Task instructions
Retype word for word the first line of the listing and each line after it up to the line with "ax.set_facecolor('#C0C0C0')", with the pictures taken out.

Dataset content
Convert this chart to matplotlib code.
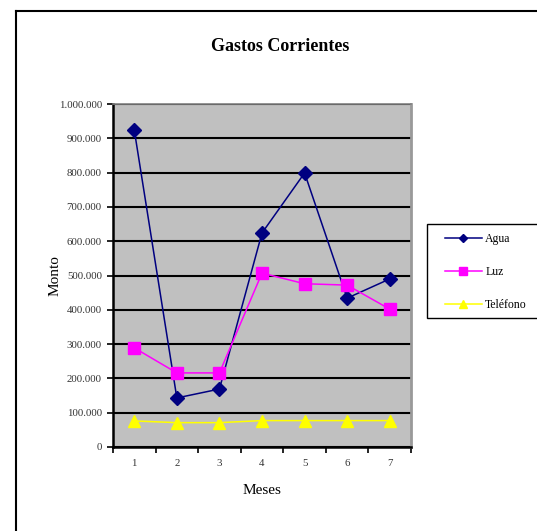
import matplotlib
matplotlib.use('Agg')
import matplotlib.pyplot as plt
from matplotlib.ticker import FuncFormatter, FixedLocator
from matplotlib.lines import Line2D
from matplotlib.patches import Rectangle

plt.rcParams['font.family'] = ['Liberation Serif', 'DejaVu Serif']

# datos
meses = [1, 2, 3, 4, 5, 6, 7]
agua = [924000, 143000, 169000, 624000, 799000, 434000, 490000]
luz = [289000, 216000, 216000, 507000, 476000, 472000, 402000]
telefono = [76000, 71000, 71000, 77000, 77000, 77000, 77000]

fig = plt.figure(figsize=(5.37, 5.31), dpi=100)
ax = fig.add_axes([0.2104, 0.1582, 0.555, 0.6459])
ax.set_facecolor('#C0C0C0')

ax.plot(meses, agua, color='#000080', lw=1.1, marker='D', markersize=7.5, label='Agua')
ax.plot(meses, luz, color='#FF00FF', lw=1.1, marker='s', markersize=9, label='Luz')
ax.plot(meses, telefono, color='#FFFF00', lw=1.1, marker='^', markersize=9, label='Teléfono')

ax.set_xlim(0.5, 7.5)
ax.set_ylim(0, 1000000)
ax.set_yticks(range(0, 1000001, 100000))
ax.yaxis.set_major_formatter(FuncFormatter(lambda v, p: f'{int(v):,}'.replace(',', '.')))
ax.set_xticks(meses)
ax.xaxis.set_minor_locator(FixedLocator([0.5 + i for i in range(8)]))
ax.tick_params(axis='x', which='major', length=0, labelsize=7.8, pad=9, colors='#333333')
ax.tick_params(axis='x', which='minor', length=4, width=1.2, direction='out')
ax.tick_params(axis='y', length=4, width=1.2, labelsize=7.8, pad=4, labelcolor='#333333')
ax.grid(axis='y', color='black', lw=1.5)
ax.set_axisbelow(True)

for s in ['left', 'bottom']:
    ax.spines[s].set_linewidth(1.8)
    ax.spines[s].set_color('black')
ax.spines['top'].set_color('#808080')
ax.spines['top'].set_linewidth(1.2)
ax.spines['right'].set_color('#999999')
ax.spines['right'].set_linewidth(2)

ax.set_xlabel('Meses', fontsize=11, labelpad=11)
ax.set_ylabel('Monto', fontsize=11, labelpad=-2)

fig.text(0.5214, 0.913, 'Gastos Corrientes', ha='center', va='center', fontsize=13, fontweight='bold')

# caja de la leyenda (sale del borde derecho)
fig.add_artist(Rectangle((427 / 537, 1 - 318 / 531), 0.25, 94 / 531, transform=fig.transFigure,
                         facecolor='white', edgecolor='black', lw=1.0))
leg = fig.legend(loc='center left', bbox_to_anchor=(445 / 537, 1 - 272 / 531), fontsize=8.5,
                 frameon=False, borderpad=0, labelspacing=1.75,
                 handlelength=3.1, handletextpad=0.3, markerscale=0.6, borderaxespad=0)

# borde del area del grafico
fig.add_artist(Line2D([0.0298, 1.0], [0.979, 0.979], color='black', lw=1.5, transform=fig.transFigure))
fig.add_artist(Line2D([0.0298, 0.0298], [0.0, 0.979], color='black', lw=1.5, transform=fig.transFigure))

fig.savefig('out.png', dpi=100)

Response
Convert this chart to matplotlib code.
import matplotlib
matplotlib.use('Agg')
import matplotlib.pyplot as plt
from matplotlib.ticker import FuncFormatter, FixedLocator
from matplotlib.lines import Line2D
from matplotlib.patches import Rectangle

plt.rcParams['font.family'] = ['Liberation Serif', 'DejaVu Serif']

# datos
meses = [1, 2, 3, 4, 5, 6, 7]
agua = [924000, 143000, 169000, 624000, 799000, 434000, 490000]
luz = [289000, 216000, 216000, 507000, 476000, 472000, 402000]
telefono = [76000, 71000, 71000, 77000, 77000, 77000, 77000]

fig = plt.figure(figsize=(5.37, 5.31), dpi=100)
ax = fig.add_axes([0.2104, 0.1582, 0.555, 0.6459])
ax.set_facecolor('#C0C0C0')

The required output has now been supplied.